The reasons it bothers me: 1st, I take my writing seriously, and I take the writing of other seriously. 2nd, those slackers expect me to give them a thorough critique, which I do because it is required. But I think what bothers me the most is that those people get a passing grade just like I do, and they are ok with that, allowing mediocrity to flourish.

My advanced poetry workshop this quarter was awesomes. It was eight people and about 4 hours. They got into the nitty gritty and really ripped it apart. It was great.

Prose poetry on the other hand had about 15 people, 3 of which read my poem before class and wrote meaningful comments. The rest wrote down the things that the professor said. Like he said, "A prose poem has to get beyond it's subject, Brian." and 12 papers get returned to me that say, "A prose poem has to get beyond it's subject, Brian."

I guess I take objection with the mindset that that is an ok thing to do.

There is no story here.

I guess I am just whining.

Sorry.

Tuesday, March 17, 2009

Finals week reprieve--Strengths

As I understand it form my peers:

As a writer, my strength lies in description and attention to detail. I really focus on things, often times to the detriment of a story. I know this, and I don't know why I do it. I have to consciously reign it in, because people don't want to read that unless it is pertinent to the story.

Left to my own devices I would just describe the hell out of something and have the glimmer of a plot that would tie multiple descriptions together, and the flow of the language and words would be enough to enjoy.

I don't know why I am interested in describing things. It's the poet in me I guess. I have mostly written poetry recently with Advanced poetry and Prose poetry both this quarter, which would mean I have taken mostly poetry classes overall despite my nonfiction emphasis.
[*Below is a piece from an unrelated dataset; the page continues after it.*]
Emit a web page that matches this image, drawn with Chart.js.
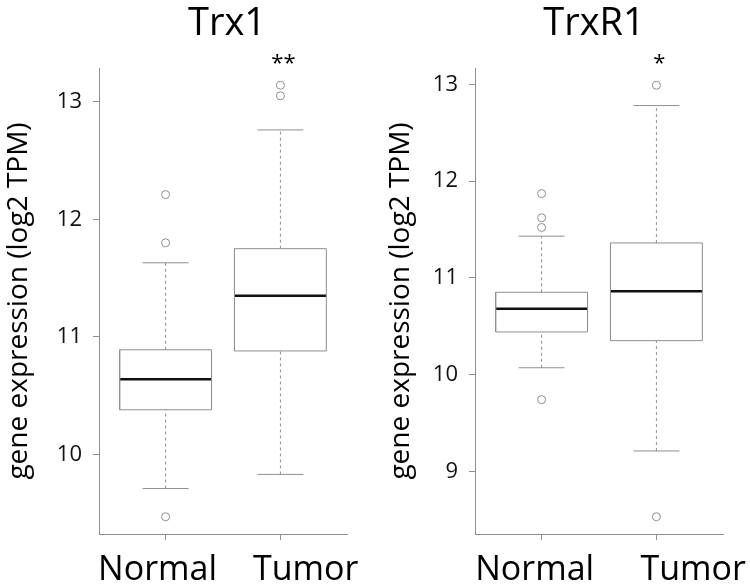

And as it turns out prose poetry is really good for meditations, descriptions and sounds. So I can get my kicks with prose poetry and write other things.

Another strength I have is my intellect. I am not saying this to brag. I have a high intelligent quotient which allows me to learn new things quickly and remember a lot of stuff. The trick is to take that stuff and present it in simple terms to share with a reader how/why it matters. I oftentimes use my knowledge and intellect to place things in my writing to distract from the fact that I don't have much to say. I use this often, and I have gotten into this habit so much that I use it in social situations and around people. I do it to add to the conversation, not to be pretentious and say, "Hey look what I know that you don't," for example I was talking poetic theory with a friend and I quoted Aristotle's Poetics to make a point, and my friend said it was really cool that I was able to accurately quote Aristotle poignantly because it added to the conversation. One time in advanced fiction class we did an exercise where we given words and had to write a story. One of my words was "Wolf" Earlier that day I had learned there were less than 250k wolves left in the wild, so I put that in there and Erin said, "Only Brian would know something like that. It's totally him." Later we talked about it and I said it was this thing that I milk, like an udder, to fill my story up. She said hers was digressions. I like her digressions, she likes my random ass knowledge, so I guess I should embrace it as distinctly mine and incorporate it more often. Some people, Erin included, like to learn stuff when they read. I do too, so I regularly include stuff that I think most people don't know. Which causes me to over look or pass things up that I think aren't interesting enough to write about and find things that are eccentric and eclectic and oftentimes obscure.

Couple all this with my desire to have a lot of love and attention and you have my reason for writing. I write to entertain, to teach, and to have people tell me how cool it was, or how much they enjoyed it. I don't know why I do this. I must be odd. I want to be the smart guy in the room, but not the asshole smart guy.

It can be a fine line and I am good at walking it.